Essa colagem de estilos e vozes transforma a leitura de Ulisses
em um desafio — mas também em uma experiência única. Cada capítulo oferece uma
abordagem nova, exigindo que o leitor se reinvente a cada página. Joyce força o
leitor a ser ativo, a interpretar, a buscar referências. Em troca, oferece um
retrato multifacetado da experiência humana, capaz de abarcar o sublime e o
vulgar, o sagrado e o profano, o trivial e o transcendental.
Essa ousadia formal consolidou Ulisses como a obra-prima do
modernismo e inspirou gerações de escritores, cineastas e artistas. A forma é
tão importante quanto o conteúdo — e, muitas vezes, indistinguível dele. Ler Ulisses
é, em última instância, embarcar em uma jornada de transformação, tanto
intelectual quanto emocional, que ecoa a própria condição humana em toda a sua
complexidade.
Personagens Principais
Leopold Bloom
Um publicitário judeu, Bloom é o Ulisses moderno. Sua jornada, no
entanto, é interior — uma busca por significado, pertencimento e reconciliação
com o passado.
Stephen Dedalus
Jovem intelectual e aspirante a escritor, Stephen é o mesmo personagem
de Retrato do Artista Quando Jovem. Ele representa o
"Telêmaco" da narrativa e busca seu lugar no mundo, assim como seu
pai simbólico, Bloom.
Molly Bloom
Esposa de Leopold, Molly é uma personagem-chave na conclusão do livro,
famosa por seu longo monólogo final. Sua voz representa a consciência feminina
e sensual que completa o triângulo principal da história.
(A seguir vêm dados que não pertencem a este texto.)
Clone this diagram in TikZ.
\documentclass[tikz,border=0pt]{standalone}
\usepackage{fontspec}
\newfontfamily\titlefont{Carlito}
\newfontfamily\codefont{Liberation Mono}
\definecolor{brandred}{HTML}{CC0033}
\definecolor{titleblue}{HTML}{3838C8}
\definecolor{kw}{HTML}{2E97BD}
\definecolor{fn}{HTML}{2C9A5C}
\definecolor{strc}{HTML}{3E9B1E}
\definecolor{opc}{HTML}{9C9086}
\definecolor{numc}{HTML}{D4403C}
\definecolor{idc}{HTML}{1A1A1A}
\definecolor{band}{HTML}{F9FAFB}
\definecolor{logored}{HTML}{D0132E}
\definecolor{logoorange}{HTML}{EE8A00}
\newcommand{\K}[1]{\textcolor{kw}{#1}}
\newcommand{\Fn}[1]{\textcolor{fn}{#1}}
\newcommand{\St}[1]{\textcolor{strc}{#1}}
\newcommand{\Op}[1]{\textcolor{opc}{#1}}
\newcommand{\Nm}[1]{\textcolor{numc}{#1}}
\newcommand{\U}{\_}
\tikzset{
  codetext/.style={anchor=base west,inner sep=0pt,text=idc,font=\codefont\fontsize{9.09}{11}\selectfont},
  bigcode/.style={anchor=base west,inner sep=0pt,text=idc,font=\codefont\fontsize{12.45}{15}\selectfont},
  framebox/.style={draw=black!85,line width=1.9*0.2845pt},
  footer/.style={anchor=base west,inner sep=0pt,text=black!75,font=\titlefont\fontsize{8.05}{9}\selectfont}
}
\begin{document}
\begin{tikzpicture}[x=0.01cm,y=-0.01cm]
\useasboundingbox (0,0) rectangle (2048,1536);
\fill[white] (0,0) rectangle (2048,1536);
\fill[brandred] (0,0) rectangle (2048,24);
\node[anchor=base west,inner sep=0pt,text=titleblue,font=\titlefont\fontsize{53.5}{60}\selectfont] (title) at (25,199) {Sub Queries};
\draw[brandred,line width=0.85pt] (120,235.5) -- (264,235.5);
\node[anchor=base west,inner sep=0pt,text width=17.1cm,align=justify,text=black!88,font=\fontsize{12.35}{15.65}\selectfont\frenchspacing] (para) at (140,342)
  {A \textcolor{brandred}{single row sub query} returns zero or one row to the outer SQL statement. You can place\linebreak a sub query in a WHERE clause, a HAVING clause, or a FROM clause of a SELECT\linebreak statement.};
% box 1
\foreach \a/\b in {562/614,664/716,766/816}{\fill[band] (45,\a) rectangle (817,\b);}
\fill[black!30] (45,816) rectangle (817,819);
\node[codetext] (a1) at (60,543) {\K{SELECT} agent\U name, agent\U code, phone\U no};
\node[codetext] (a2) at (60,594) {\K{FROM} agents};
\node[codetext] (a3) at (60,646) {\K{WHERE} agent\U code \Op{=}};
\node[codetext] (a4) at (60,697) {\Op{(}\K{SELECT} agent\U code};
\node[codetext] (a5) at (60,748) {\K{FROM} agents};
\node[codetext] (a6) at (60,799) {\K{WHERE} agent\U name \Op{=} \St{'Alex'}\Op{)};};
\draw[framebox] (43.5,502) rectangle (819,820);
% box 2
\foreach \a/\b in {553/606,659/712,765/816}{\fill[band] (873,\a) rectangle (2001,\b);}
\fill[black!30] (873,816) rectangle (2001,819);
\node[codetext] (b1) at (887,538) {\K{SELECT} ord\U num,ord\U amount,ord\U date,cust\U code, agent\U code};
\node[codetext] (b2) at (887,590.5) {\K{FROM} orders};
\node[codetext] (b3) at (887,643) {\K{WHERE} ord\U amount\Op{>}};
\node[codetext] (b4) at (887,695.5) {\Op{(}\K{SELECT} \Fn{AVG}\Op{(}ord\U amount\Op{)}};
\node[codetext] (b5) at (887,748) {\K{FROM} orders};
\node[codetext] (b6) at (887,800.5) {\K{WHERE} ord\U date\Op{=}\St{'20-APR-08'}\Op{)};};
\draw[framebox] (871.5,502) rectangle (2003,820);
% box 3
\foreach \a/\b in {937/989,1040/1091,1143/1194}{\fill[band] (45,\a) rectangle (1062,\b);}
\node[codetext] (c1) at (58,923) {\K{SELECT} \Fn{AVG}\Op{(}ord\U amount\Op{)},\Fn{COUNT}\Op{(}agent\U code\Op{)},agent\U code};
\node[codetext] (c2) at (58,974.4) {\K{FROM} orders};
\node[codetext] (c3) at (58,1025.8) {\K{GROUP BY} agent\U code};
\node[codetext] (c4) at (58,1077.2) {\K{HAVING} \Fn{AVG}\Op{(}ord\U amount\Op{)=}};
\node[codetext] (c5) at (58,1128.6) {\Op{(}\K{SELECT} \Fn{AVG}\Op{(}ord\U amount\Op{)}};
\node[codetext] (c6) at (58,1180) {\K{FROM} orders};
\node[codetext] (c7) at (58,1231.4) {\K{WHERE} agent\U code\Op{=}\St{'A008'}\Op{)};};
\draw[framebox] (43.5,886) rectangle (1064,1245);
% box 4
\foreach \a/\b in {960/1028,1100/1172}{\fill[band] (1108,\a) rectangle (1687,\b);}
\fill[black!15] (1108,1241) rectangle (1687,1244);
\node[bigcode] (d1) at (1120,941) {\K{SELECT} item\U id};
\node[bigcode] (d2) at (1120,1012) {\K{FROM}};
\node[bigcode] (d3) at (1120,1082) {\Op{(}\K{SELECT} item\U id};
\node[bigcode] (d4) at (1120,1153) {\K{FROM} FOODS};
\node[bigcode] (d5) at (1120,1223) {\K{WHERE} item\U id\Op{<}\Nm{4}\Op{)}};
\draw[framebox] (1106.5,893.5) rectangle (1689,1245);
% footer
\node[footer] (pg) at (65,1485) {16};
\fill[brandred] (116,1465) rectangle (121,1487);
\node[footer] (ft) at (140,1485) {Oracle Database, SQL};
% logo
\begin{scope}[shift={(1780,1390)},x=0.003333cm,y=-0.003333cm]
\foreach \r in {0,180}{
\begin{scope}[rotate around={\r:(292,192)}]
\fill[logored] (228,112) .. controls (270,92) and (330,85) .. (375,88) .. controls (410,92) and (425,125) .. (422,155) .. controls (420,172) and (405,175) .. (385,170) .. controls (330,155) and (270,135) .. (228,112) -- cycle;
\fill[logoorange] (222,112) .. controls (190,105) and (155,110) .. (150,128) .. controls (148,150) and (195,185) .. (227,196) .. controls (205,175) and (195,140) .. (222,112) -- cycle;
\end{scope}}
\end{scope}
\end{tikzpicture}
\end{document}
Por que Ulisses é uma Obra Revolucionária?
Técnica do Fluxo de Consciência
Joyce popularizou o "stream of consciousness", uma técnica que
imita o fluxo de pensamentos humanos. Isso permite ao leitor mergulhar na mente
das personagens de forma crua e autêntica.
Fragmentação Narrativa
Ao romper com a linearidade tradicional, Joyce fragmenta a narrativa em
múltiplas vozes e estilos. Cada capítulo é quase uma obra autônoma.
Hipertextualidade
Joyce encheu Ulisses de referências literárias, históricas e
mitológicas, criando um texto intertextual e multifacetado que continua a
inspirar análises acadêmicas até hoje.
Como Ler Ulisses sem Desistir?
1. Entenda que você não vai entender tudo
É normal se sentir perdido. Joyce não queria um livro simples. Aceitar
isso é o primeiro passo para aproveitar a leitura.
2. Use Guias e Análises
A leitura de Ulisses pode ser enriquecida com comentários e
resumos que contextualizam os capítulos. Obras como Guia de Leitura de
Ulisses, de Stuart Gilbert, são grandes aliadas.
3. Leia em Grupo
Clubes de leitura dedicados a Ulisses são populares em todo o
mundo, especialmente no “Bloomsday” — 16 de junho, dia em que a ação do livro
se passa.
Perguntas Comuns sobre Ulisses, de James Joyce
Qual o significado de Ulisses?
O livro representa uma jornada interior e simbólica. Através de um dia
comum, Joyce explora os dramas universais da existência humana: identidade,
perda, amor e redenção.
Ulisses é difícil de ler?
Sim, é desafiador, mas não impossível. Com paciência e recursos de
apoio, qualquer leitor curioso pode encarar essa aventura literária.
Por que o livro foi censurado?
Ulisses enfrentou censura por seu conteúdo considerado
obsceno à época, principalmente devido à linguagem explícita e ao monólogo de
Molly Bloom. Hoje, é celebrado como uma obra-prima.
Influência e Legado
Desde sua publicação, Ulisses influenciou escritores como Samuel
Beckett, Virginia Woolf e William Faulkner. Sua ousadia narrativa abriu portas
para a experimentação literária e o reconhecimento da ficção como arte de
vanguarda. Mesmo um século depois, a obra continua sendo lida, debatida e
redescoberta por novas gerações.
Conclusão
Ler Ulisses, de James Joyce, é uma jornada única e transformadora. Mais do que um romance, trata-se de uma experiência literária profunda, que desafia convenções e redefine a arte de contar histórias. Se você está pronto para mergulhar em um dos maiores clássicos do século XX, comece com calma — e lembre-se: a beleza está na viagem, não apenas no destino.